Trading Brexit? We're only just beginning

The pound suffers more ups and downs over Brexit but we're only at the start

At the moment, there's more downs than ups and in the topsy turvy world of Brexit trading, one thing is certain, it's a right royal mess.

The pound is mostly down due to the House of Lords getting all their amendments booted out by Parliament. Why is it down when the government said all along that they intended to pass the bill un-amended? It's because we have people trading the quid that don't understand UK politics. We've had ups when certain amendments were put forth, and downs when they got rejected, and vice versa. We've seen the quid move over soft or hard Brexit yet neither of those scenarios have even come close to light yet.

The bill going to the House of Lords was never intended to be anything more than what authority May would give Parliament during the negotiations, not what EU negotiations the House of Lords wanted added to the list. As I've said previously, the more power Parliament gets, the more messy this divorce will become as every party vies to push their own agenda. The cleanest trade for the pound is giving Parliament as little voice as possible during negotiations so that May can negotiate fully with one opponent only, the EU. If she's negotiating the negotiations with four parties while at the same time trying to negotiate with the EU, we're going to get more of the same volatility and topsy turvy trading.

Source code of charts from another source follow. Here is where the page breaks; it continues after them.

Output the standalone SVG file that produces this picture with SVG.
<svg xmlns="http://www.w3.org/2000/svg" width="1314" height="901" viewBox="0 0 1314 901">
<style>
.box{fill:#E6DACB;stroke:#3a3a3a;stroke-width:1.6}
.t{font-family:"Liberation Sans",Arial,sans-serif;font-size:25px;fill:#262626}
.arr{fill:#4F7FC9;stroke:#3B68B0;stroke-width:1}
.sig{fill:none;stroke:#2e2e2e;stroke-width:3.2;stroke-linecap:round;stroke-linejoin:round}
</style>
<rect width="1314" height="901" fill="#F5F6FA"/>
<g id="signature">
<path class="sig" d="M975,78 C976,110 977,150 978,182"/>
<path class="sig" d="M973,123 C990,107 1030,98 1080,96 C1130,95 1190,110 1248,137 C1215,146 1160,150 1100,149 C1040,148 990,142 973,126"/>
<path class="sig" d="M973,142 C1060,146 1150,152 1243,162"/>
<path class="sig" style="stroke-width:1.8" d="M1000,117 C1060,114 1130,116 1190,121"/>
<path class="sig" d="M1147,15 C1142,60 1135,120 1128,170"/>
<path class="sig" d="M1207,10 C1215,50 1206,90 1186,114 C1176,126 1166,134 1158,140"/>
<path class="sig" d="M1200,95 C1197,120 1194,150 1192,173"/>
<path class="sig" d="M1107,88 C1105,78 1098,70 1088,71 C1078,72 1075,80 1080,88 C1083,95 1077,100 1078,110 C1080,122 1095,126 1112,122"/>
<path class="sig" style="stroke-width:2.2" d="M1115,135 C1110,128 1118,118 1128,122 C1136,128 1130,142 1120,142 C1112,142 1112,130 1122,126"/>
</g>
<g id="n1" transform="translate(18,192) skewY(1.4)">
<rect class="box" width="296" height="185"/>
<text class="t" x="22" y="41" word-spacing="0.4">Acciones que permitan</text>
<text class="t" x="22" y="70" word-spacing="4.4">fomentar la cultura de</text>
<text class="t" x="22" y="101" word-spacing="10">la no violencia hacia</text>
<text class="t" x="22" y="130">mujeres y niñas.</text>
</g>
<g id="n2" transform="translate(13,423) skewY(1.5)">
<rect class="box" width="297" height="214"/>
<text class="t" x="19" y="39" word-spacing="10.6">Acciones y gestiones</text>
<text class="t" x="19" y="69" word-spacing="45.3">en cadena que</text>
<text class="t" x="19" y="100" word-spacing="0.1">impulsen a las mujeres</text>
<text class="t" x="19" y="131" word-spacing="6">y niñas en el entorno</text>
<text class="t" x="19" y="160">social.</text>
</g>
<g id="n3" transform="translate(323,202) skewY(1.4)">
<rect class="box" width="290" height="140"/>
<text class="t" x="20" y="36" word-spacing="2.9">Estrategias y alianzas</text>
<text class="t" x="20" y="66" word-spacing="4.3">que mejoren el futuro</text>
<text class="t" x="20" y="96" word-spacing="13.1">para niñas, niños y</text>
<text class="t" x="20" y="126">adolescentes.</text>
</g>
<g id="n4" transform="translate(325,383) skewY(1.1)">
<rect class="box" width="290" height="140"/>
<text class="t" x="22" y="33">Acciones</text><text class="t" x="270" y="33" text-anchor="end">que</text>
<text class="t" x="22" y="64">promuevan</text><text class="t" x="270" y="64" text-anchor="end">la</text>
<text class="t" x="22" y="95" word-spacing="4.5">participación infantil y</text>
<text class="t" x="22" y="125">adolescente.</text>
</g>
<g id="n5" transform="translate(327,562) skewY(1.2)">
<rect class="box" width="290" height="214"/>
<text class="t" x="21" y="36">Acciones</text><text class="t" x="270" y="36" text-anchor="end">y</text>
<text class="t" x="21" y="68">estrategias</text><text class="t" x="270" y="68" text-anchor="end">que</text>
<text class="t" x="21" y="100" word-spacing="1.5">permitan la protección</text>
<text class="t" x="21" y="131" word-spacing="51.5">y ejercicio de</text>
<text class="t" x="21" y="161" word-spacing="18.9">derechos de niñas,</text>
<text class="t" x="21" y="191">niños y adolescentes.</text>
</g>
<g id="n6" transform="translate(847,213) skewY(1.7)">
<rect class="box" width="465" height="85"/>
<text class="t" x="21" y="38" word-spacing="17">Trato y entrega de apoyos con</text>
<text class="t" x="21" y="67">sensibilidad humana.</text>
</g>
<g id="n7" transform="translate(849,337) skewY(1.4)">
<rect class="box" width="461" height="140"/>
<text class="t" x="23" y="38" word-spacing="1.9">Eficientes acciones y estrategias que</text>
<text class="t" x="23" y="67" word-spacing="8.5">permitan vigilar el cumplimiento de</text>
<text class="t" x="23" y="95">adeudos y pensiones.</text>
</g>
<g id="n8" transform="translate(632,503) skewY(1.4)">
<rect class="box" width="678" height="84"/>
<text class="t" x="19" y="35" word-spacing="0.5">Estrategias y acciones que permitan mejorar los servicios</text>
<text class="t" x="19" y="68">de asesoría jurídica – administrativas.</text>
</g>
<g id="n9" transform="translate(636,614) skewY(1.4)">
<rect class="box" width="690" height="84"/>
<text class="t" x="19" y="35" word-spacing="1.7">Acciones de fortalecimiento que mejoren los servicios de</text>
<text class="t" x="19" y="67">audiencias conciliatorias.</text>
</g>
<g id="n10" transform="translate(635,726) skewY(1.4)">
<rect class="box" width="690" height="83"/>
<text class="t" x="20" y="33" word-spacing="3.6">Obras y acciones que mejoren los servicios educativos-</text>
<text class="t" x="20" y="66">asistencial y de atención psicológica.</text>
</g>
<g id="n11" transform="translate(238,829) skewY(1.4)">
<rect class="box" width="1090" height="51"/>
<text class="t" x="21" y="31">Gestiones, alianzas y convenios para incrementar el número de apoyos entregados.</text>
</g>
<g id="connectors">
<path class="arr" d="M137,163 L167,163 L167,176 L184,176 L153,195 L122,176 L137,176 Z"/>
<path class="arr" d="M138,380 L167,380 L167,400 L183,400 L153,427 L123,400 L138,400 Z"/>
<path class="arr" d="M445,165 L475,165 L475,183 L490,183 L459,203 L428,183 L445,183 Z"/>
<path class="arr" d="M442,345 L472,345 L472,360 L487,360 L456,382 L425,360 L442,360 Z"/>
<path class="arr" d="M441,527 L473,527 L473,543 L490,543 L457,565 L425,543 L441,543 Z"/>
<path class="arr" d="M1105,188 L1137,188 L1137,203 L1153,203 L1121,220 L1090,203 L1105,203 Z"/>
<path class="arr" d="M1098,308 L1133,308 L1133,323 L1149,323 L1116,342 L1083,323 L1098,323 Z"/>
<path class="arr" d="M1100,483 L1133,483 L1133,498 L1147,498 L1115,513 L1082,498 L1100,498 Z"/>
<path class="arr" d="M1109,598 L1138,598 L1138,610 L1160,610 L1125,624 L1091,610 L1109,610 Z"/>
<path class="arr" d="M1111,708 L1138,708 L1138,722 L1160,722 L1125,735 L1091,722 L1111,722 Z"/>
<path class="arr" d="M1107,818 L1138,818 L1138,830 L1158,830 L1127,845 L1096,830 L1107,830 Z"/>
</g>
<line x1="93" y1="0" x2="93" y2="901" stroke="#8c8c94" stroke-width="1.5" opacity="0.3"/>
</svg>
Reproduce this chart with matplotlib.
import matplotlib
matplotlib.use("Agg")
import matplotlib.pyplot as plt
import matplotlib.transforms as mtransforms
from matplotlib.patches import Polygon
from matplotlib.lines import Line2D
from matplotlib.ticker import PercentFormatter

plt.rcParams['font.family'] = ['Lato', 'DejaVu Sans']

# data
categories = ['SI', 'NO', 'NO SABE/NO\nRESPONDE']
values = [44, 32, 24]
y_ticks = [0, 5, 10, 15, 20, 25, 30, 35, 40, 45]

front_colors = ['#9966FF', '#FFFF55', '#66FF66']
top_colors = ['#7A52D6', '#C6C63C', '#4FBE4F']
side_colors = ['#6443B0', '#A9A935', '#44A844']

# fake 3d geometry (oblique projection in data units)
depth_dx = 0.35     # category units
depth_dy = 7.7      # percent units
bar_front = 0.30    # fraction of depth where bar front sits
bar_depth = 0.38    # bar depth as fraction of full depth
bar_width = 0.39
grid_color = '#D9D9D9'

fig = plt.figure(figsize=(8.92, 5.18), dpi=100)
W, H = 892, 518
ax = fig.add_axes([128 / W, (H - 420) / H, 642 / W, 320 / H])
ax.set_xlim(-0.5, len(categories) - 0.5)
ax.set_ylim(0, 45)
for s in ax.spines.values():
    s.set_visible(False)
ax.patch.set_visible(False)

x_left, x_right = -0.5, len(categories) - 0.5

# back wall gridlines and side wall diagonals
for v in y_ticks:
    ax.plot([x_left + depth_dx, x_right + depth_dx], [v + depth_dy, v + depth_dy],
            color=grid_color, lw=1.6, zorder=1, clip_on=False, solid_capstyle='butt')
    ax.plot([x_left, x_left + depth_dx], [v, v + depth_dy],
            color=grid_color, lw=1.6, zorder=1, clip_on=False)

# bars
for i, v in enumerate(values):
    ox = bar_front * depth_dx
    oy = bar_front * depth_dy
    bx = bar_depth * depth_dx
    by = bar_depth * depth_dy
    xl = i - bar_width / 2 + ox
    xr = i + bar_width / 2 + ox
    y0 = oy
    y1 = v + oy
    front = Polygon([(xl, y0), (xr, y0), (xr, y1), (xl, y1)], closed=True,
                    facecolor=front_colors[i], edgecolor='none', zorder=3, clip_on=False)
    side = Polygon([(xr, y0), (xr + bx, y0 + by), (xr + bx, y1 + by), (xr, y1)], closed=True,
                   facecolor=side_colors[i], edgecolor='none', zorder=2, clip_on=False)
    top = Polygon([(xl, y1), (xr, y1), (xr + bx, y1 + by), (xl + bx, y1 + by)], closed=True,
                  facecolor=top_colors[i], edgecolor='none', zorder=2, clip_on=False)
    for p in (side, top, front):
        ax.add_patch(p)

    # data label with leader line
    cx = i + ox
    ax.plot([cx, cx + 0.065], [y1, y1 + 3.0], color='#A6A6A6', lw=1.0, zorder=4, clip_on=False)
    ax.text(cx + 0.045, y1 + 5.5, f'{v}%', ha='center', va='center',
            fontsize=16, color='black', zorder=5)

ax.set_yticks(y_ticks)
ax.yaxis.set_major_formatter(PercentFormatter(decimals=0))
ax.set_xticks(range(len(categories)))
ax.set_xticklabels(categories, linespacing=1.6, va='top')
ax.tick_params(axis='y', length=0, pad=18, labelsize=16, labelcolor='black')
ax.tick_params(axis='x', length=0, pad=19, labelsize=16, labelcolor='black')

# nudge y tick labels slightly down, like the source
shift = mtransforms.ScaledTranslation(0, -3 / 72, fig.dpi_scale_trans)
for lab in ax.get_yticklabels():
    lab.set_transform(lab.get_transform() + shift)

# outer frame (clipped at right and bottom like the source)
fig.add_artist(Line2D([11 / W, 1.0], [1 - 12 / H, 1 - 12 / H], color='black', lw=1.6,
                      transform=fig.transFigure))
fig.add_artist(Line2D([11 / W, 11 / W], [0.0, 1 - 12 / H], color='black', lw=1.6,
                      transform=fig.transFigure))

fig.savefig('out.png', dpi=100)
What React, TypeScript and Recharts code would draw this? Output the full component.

The fact of the matter is that this is an unprecedented situation. There is no real comparison to other similar historical events. The market has moved in directions completely opposite to what it should have done on certain news. One minute the market is hoping for a reversal of Brexit and pushing the pound up, the next it's whether art50 will pass, and when May said the UK was leaving come what may, the pound went up on that too. Two opposing scenarios and eventually we see the same move in the pound. It's crazy and we've highlighted that all the way through. The problem is that it's very hard to trade when you know the pound should be moving one way but traders are pushing it the other way. It's one thing fighting a market that is wrong, it's another fighting a market that doesn't understand and can change tack on a whim.

As I've also mentioned time and time again, article 50 is just the start of Brexit. The real battle will come in the negotiations. I'm hoping trading the pound will become clearer and more normal as it will simply boil down to how good or bad negotiations go for the UK. If we face an EU brick wall at every turn, expect the pound to go down. If there are glimmers of hope (or something more substantial) that we can get a decent deal, the quid will shoot higher. At each stage and subject of the negotiations there will be a battle, and the pound will move on each result of that battle.

If one side starts scoring more points than the other, the pound will lean with that leader. If that's the UK, it's up, if it's the EU, that's down. This is the simplest way to approach trading the pound from here on out.

Forget the Article 50 noise. It's coming, it's happening, it doesn't change anything except to properly mark the start of the negotiations and two years of more uncertainty, arguments, inexplicable moves and crazy headlines. If you want to know the best trade, it's doing what I'm doing now and leaving the pound well alone until we start to see it trading normally.

Just like the Brexit vote there's an excitement in trying to grab what could be enormous moves, and we don't want to miss out. Who doesn't want to be in on the start of a 3000 pip short squeeze? The problem for us mere retail traders is that if we get into that boat, we could find the pound down another 2000 pips before we get that 3000 pip squeeze, and I'll wager there's very few of you whose accounts could weather moves of that magnitude. I've been in this game a long time and I've become a pretty good judge of risk, and Brexit might be one of the biggest trading risks I've ever seen, and that's too much for me. Yes we can trade the short-term levels like any other pair but the long-term game is far more risky, and the short-term traders need to be on their guard for big price moving news.

Don't be in a rush to trade the Brexit result now as the picture will become much much clearer over the months ahead. Don't be in a rush in trying to pick a bottom or top, let the market and the EU/UK have the fight while you prepare to pick up the pieces later. As far as your trading goes, be the shepherd not the sheep.